Endangered Species Act Rewrite Could Change Wildlife Protections
News broke recently that the federal government is considering a major rewrite of one of America’s most important conservation laws, the Endangered Species Act, with all indications pointing to a drastically weakened interpretation.
NWF’s own John Kostyack stopped by NPR to give an example of just how this could affect wildlife such as Northwest salmon:
“Rewrite Would Weaken Endangered Species Act”
by Elizabeth Shogren
Morning Edition, March 28, 2007 – “…John Kostyack, of the National Wildlife Federation, says a lawsuit filed by his group probably inspired one of the proposals. The case was about whether the government should require dam operators to protect endangered salmon in the Pacific Northwest.

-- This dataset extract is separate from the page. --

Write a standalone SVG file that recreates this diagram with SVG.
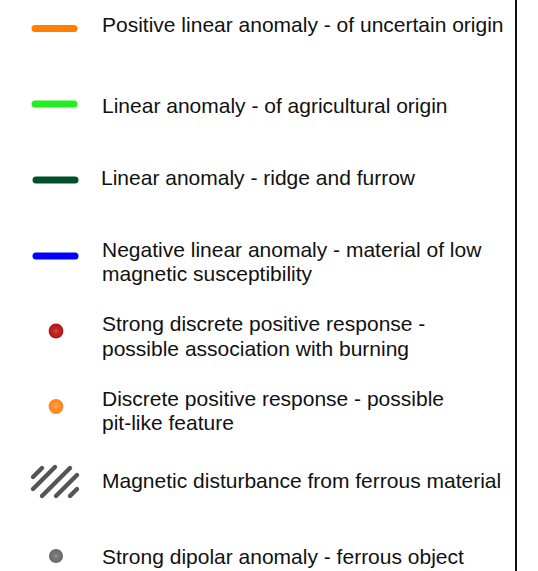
<svg xmlns="http://www.w3.org/2000/svg" width="538" height="571" viewBox="0 0 538 571">
  <defs>
    <style>
      .lbl { font-family: "Liberation Sans", Arial, sans-serif; font-size: 21px; fill: #111; }
      .bar { stroke-width: 7; stroke-linecap: round; fill: none; }
      .hatch { stroke: #555; stroke-width: 4.4; stroke-linecap: round; fill: none; }
      .spokes { stroke-width: 0.8; fill: none; opacity: 0.55; }
    </style>
    <!-- radial texture used by the point symbols -->
    <g id="spoke">
      <path d="M-6 0H6M0 -6V6M-4.2 -4.2L4.2 4.2M-4.2 4.2L4.2 -4.2M-5.5 -2.3L5.5 2.3M-5.5 2.3L5.5 -2.3M-2.3 -5.5L2.3 5.5M2.3 -5.5L-2.3 5.5"/>
    </g>
  </defs>

  <rect width="538" height="571" fill="#fff"/>

  <!-- frame edge -->
  <line x1="516" y1="0" x2="516" y2="571" stroke="#111" stroke-width="2"/>

  <g id="item-positive-linear">
    <line class="bar" x1="35" y1="28.5" x2="74" y2="28.5" stroke="#ff7f00"/>
    <text class="lbl" x="102" y="32">Positive linear anomaly - of uncertain origin</text>
  </g>

  <g id="item-agricultural">
    <line class="bar" x1="35" y1="104" x2="74" y2="104" stroke="#22ee22"/>
    <text class="lbl" x="102" y="112.5">Linear anomaly - of agricultural origin</text>
  </g>

  <g id="item-ridge-furrow">
    <line class="bar" x1="36" y1="180" x2="75" y2="180" stroke="#00502a"/>
    <text class="lbl" x="101" y="184.5">Linear anomaly - ridge and furrow</text>
  </g>

  <g id="item-negative-linear">
    <line class="bar" x1="36" y1="256" x2="75" y2="256" stroke="#0000ff"/>
    <text class="lbl" x="102" y="256.5">Negative linear anomaly - material of low</text>
    <text class="lbl" x="102" y="280.5">magnetic susceptibility</text>
  </g>

  <g id="item-strong-discrete">
    <circle cx="56" cy="331" r="7.4" fill="#b01414"/>
    <use href="#spoke" x="56" y="331" class="spokes" stroke="#e05050"/>
    <text class="lbl" x="102" y="331">Strong discrete positive response -</text>
    <text class="lbl" x="102" y="355.5">possible association with burning</text>
  </g>

  <g id="item-discrete">
    <circle cx="56" cy="406.5" r="7.4" fill="#ff8418"/>
    <use href="#spoke" x="56" y="406.5" class="spokes" stroke="#ffb060"/>
    <text class="lbl" x="102" y="405.5">Discrete positive response - possible</text>
    <text class="lbl" x="102" y="430">pit-like feature</text>
  </g>

  <g id="item-ferrous-disturbance">
    <g class="hatch">
      <line x1="33" y1="477" x2="42" y2="468"/>
      <line x1="33" y1="489" x2="55" y2="467"/>
      <line x1="42" y1="496" x2="70" y2="468"/>
      <line x1="56" y1="496" x2="77" y2="475"/>
      <line x1="70" y1="496" x2="77" y2="489"/>
    </g>
    <text class="lbl" x="102" y="488">Magnetic disturbance from ferrous material</text>
  </g>

  <g id="item-dipolar">
    <circle cx="56" cy="556" r="7" fill="#666"/>
    <use href="#spoke" x="56" y="556" class="spokes" stroke="#999"/>
    <text class="lbl" x="102" y="564">Strong dipolar anomaly - ferrous object</text>
  </g>
</svg>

“‘The administration lost because they were arguing that they were not responsible for the very endangered condition of the salmon,’ he says. ‘And as long as their project didn’t worsen that very endangered situation, then they had no responsibility. The court said no.’
“The judge ordered the government to find ways to better protect the salmon, but Kostyack says under the new proposals that obligation would disappear. The government could keep giving industries permission to do things that harmed species, even on public land.
“‘As long as you weren’t worsening an already bad situation, you have no responsibility,’ Kostyack explains.”